◆ Given request ◆
Copy out the whole listing exactly as written, leaving the pictures behind.
>>>>>
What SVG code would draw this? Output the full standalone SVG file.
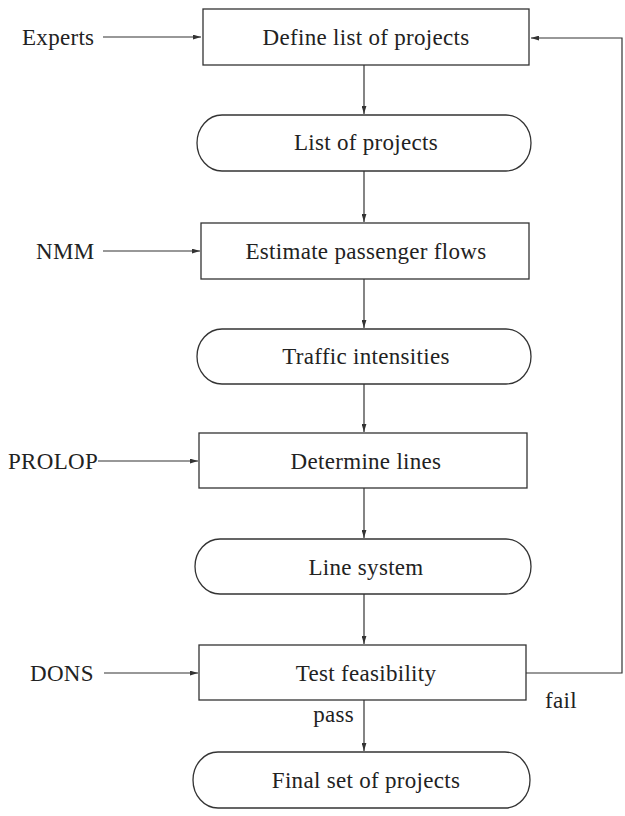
<svg xmlns="http://www.w3.org/2000/svg" width="625" height="816" viewBox="0 0 625 816">
<style>
  .box { fill: #fff; stroke: #333; stroke-width: 1.3; }
  .lbl { font-family: "Liberation Serif", "DejaVu Serif", serif; font-size: 23px; fill: #222; text-anchor: middle; letter-spacing: 0.3px; }
  .side { font-family: "Liberation Serif", "DejaVu Serif", serif; font-size: 23px; fill: #222; letter-spacing: 0.3px; }
  .edge { fill: none; stroke: #333; stroke-width: 1.2; marker-end: url(#ah); }
  .plain { fill: none; stroke: #333; stroke-width: 1.2; }
</style>
<defs>
  <marker id="ah" viewBox="0 0 10 6" refX="10" refY="3" markerWidth="8" markerHeight="5" markerUnits="userSpaceOnUse" orient="auto">
    <path d="M0,0 L10,3 L0,6 z" fill="#333"/>
  </marker>
</defs>
<rect width="625" height="816" fill="#fff"/>

<g id="connectors">
  <path class="edge" d="M103,37 L201,37"/>
  <path class="edge" d="M364,65 L364,114"/>
  <path class="edge" d="M364,171 L364,222"/>
  <path class="edge" d="M103,251 L200,251"/>
  <path class="edge" d="M364,279 L364,328"/>
  <path class="edge" d="M364,384 L364,432"/>
  <path class="edge" d="M98,461 L198,461"/>
  <path class="edge" d="M364,488 L364,538"/>
  <path class="edge" d="M364,594 L364,644"/>
  <path class="edge" d="M104,673 L198,673"/>
  <path class="edge" d="M364,700 L364,751"/>
  <path class="edge" d="M526,673 L622,673 L622,38 L531,38"/>
  <text class="side" x="545" y="708">fail</text>
  <text class="side" x="354" y="722" text-anchor="end">pass</text>
</g>

<g id="experts"><text class="side" x="22" y="45">Experts</text></g>
<g id="nmm"><text class="side" x="36" y="259">NMM</text></g>
<g id="prolop"><text class="side" x="8" y="469">PROLOP</text></g>
<g id="dons"><text class="side" x="30" y="681">DONS</text></g>

<g id="define">
  <rect class="box" x="203" y="9" width="326" height="56"/>
  <text class="lbl" x="366" y="45">Define list of projects</text>
</g>
<g id="list">
  <rect class="box" x="197" y="115" width="334" height="56" rx="25" ry="28"/>
  <text class="lbl" x="366" y="150">List of projects</text>
</g>
<g id="estimate">
  <rect class="box" x="201" y="223" width="328" height="56"/>
  <text class="lbl" x="366" y="259">Estimate passenger flows</text>
</g>
<g id="traffic">
  <rect class="box" x="197" y="329" width="334" height="55" rx="25" ry="27.5"/>
  <text class="lbl" x="366" y="364">Traffic intensities</text>
</g>
<g id="determine">
  <rect class="box" x="199" y="433" width="328" height="55"/>
  <text class="lbl" x="366" y="469">Determine lines</text>
</g>
<g id="linesystem">
  <rect class="box" x="195" y="539" width="336" height="55" rx="25" ry="27.5"/>
  <text class="lbl" x="366" y="575">Line system</text>
</g>
<g id="test">
  <rect class="box" x="199" y="645" width="327" height="55"/>
  <text class="lbl" x="366" y="681">Test feasibility</text>
</g>
<g id="final">
  <rect class="box" x="193" y="752" width="337" height="56" rx="25" ry="28"/>
  <text class="lbl" x="366" y="788">Final set of projects</text>
</g>
</svg>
<<<<<
◆ Result of the task ◆
What SVG code would draw this? Output the full standalone SVG file.
<svg xmlns="http://www.w3.org/2000/svg" width="625" height="816" viewBox="0 0 625 816">
<style>
  .box { fill: #fff; stroke: #333; stroke-width: 1.3; }
  .lbl { font-family: "Liberation Serif", "DejaVu Serif", serif; font-size: 23px; fill: #222; text-anchor: middle; letter-spacing: 0.3px; }
  .side { font-family: "Liberation Serif", "DejaVu Serif", serif; font-size: 23px; fill: #222; letter-spacing: 0.3px; }
  .edge { fill: none; stroke: #333; stroke-width: 1.2; marker-end: url(#ah); }
  .plain { fill: none; stroke: #333; stroke-width: 1.2; }
</style>
<defs>
  <marker id="ah" viewBox="0 0 10 6" refX="10" refY="3" markerWidth="8" markerHeight="5" markerUnits="userSpaceOnUse" orient="auto">
    <path d="M0,0 L10,3 L0,6 z" fill="#333"/>
  </marker>
</defs>
<rect width="625" height="816" fill="#fff"/>

<g id="connectors">
  <path class="edge" d="M103,37 L201,37"/>
  <path class="edge" d="M364,65 L364,114"/>
  <path class="edge" d="M364,171 L364,222"/>
  <path class="edge" d="M103,251 L200,251"/>
  <path class="edge" d="M364,279 L364,328"/>
  <path class="edge" d="M364,384 L364,432"/>
  <path class="edge" d="M98,461 L198,461"/>
  <path class="edge" d="M364,488 L364,538"/>
  <path class="edge" d="M364,594 L364,644"/>
  <path class="edge" d="M104,673 L198,673"/>
  <path class="edge" d="M364,700 L364,751"/>
  <path class="edge" d="M526,673 L622,673 L622,38 L531,38"/>
  <text class="side" x="545" y="708">fail</text>
  <text class="side" x="354" y="722" text-anchor="end">pass</text>
</g>

<g id="experts"><text class="side" x="22" y="45">Experts</text></g>
<g id="nmm"><text class="side" x="36" y="259">NMM</text></g>
<g id="prolop"><text class="side" x="8" y="469">PROLOP</text></g>
<g id="dons"><text class="side" x="30" y="681">DONS</text></g>

<g id="define">
  <rect class="box" x="203" y="9" width="326" height="56"/>
  <text class="lbl" x="366" y="45">Define list of projects</text>
</g>
<g id="list">
  <rect class="box" x="197" y="115" width="334" height="56" rx="25" ry="28"/>
  <text class="lbl" x="366" y="150">List of projects</text>
</g>
<g id="estimate">
  <rect class="box" x="201" y="223" width="328" height="56"/>
  <text class="lbl" x="366" y="259">Estimate passenger flows</text>
</g>
<g id="traffic">
  <rect class="box" x="197" y="329" width="334" height="55" rx="25" ry="27.5"/>
  <text class="lbl" x="366" y="364">Traffic intensities</text>
</g>
<g id="determine">
  <rect class="box" x="199" y="433" width="328" height="55"/>
  <text class="lbl" x="366" y="469">Determine lines</text>
</g>
<g id="linesystem">
  <rect class="box" x="195" y="539" width="336" height="55" rx="25" ry="27.5"/>
  <text class="lbl" x="366" y="575">Line system</text>
</g>
<g id="test">
  <rect class="box" x="199" y="645" width="327" height="55"/>
  <text class="lbl" x="366" y="681">Test feasibility</text>
</g>
<g id="final">
  <rect class="box" x="193" y="752" width="337" height="56" rx="25" ry="28"/>
  <text class="lbl" x="366" y="788">Final set of projects</text>
</g>
</svg>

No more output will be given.